A recent release is the new Coleman Fyrestorm Ti (or SS) which includes a stand for holding a conventional screw-thread cartridge upside down! This stove is almost as good as the Coleman Xtreme for serious winter use. It is wierd that it is Coleman, who many think of as a 'family camping' company, which produces the two best winter stoves for snow conditions. Other stove manufacturers (8we name on names) get very hysterical about inverting canisters, not to mention cooking inside a tent in a snow storm. Equally, it is interesting that the Coleman winter stoves both have very low carbon monoxide emissions - which is just what you want when cooking in the vestibule of your tent in a howling snow storm. Coleman seems to have worked out how to manage a liquid feed and a clean flame, while most of the other companies are still trying. (Personal note: having actually built many small canister stoves from scratch, I can say that their construction is a damn sight more complex than you might think!)
Note added in mid-2007: the Primus Etapower stove features an effective heat-exchanger pot, an integrated windshield, very low carbon monoxide emission (unlike some of its competitors) and the valve on the canister swivels so you can easily invert the canister. This stove should be another excellent winter stove, although one could wish it was a little lighter. But a lighter version is coming as well, some time in 2008 I believe.

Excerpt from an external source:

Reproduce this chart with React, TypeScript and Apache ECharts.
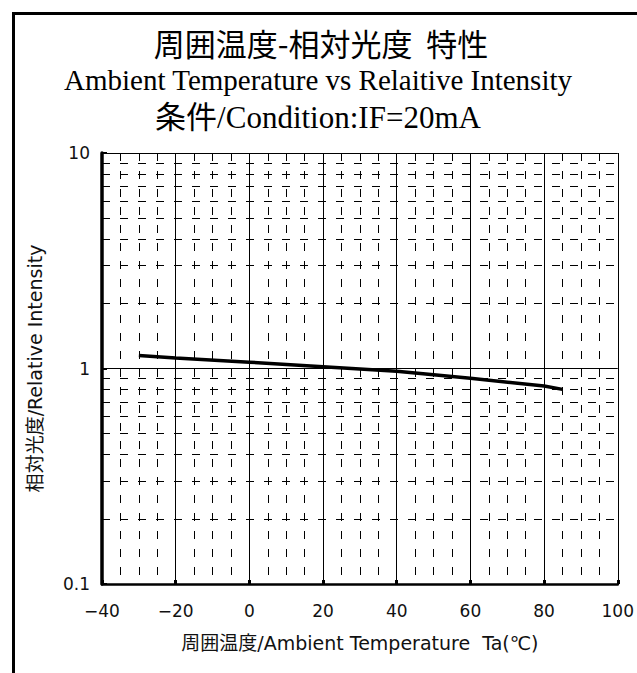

How do you tip a cartridge upside down in a stable manner is of course a good question. One method which the author has used is to fit the cartridge with some Lexan legs, as shown to the left. The weight of the three legs plus the rubber bands is about 20 grams: hardly significant. The configuration is quite stable, by the way. The stove is an MSR WindPro, and I have used this combination in the snow. Another way is to make a little three-legged stand to clip onto the neck of the cartridge, as shown to the right. While the aluminium legs may not be a strong as the black painted magnesium legs on the Fyrestorm canister stand shown above, they are quite adequate and much lighter. They are shown with a Kovea Moonwalker; on this stove the hose swivels at the canister connector. It's only slightly heavier than the Xtreme or Fyrestorm too.
Why does the liquid feed idea work so well? There are two reasons. The mix forced up the tube is just that: the full mixture of butane and propane. And there is no variation in the mix because there is no evaporation inside the tank - for details see the page on gas Mixtures and Solutions. It's a liquid hydrocarbon fuel just like petrol or kero, and it behaves just like kero or petrol. The only real difference is that it boils at a somewhat lower temperature than petrol or kero. The curious thing is that, while valving liquid kero or petrol can be tricky, the liquid feed gas stoves seem to manage to valve the liquid gas fairly well. Anyhow, all the liquid feed stoves mentioned simmer very nicely, although any adjustment has a small delay time.
Is there any danger in using a liquid feed on a gas stove? It is hard to see why there should be if the stove has a preheat tube. The liquid fuel will reach the preheat section and vaporise with the heat from the flame (if it hasn't vaporised earlier). The jet hole, which is typically of the order of 0.3 mm diameter, will only let a certain amount of gas through at a time. The back pressure will simply limit the amount of fuel reaching the preheat section. This is exactly the same as for petrol and kero stoves: exactly the same. Just make sure you have a flame at the burner before you turn on the valve, and do that gently at the start. However, do not try this if the stove does not have a preheat tube, and the author accepts NO responsibilty for what you do!
There is one exception to this rule about preheat tubes, and that is the Optimus Nova + stoove. It hasa very clever design - but Optimus are a very old stove company! Like the MSR XGK, it uses a vortex burner (which just like the XGK makes quite a lot of noise), and the heat from the vortex cone is coupled back to the jet to vaporise the fuel. No preheat tube is needed here. This stove works with gas, Shellite and kero.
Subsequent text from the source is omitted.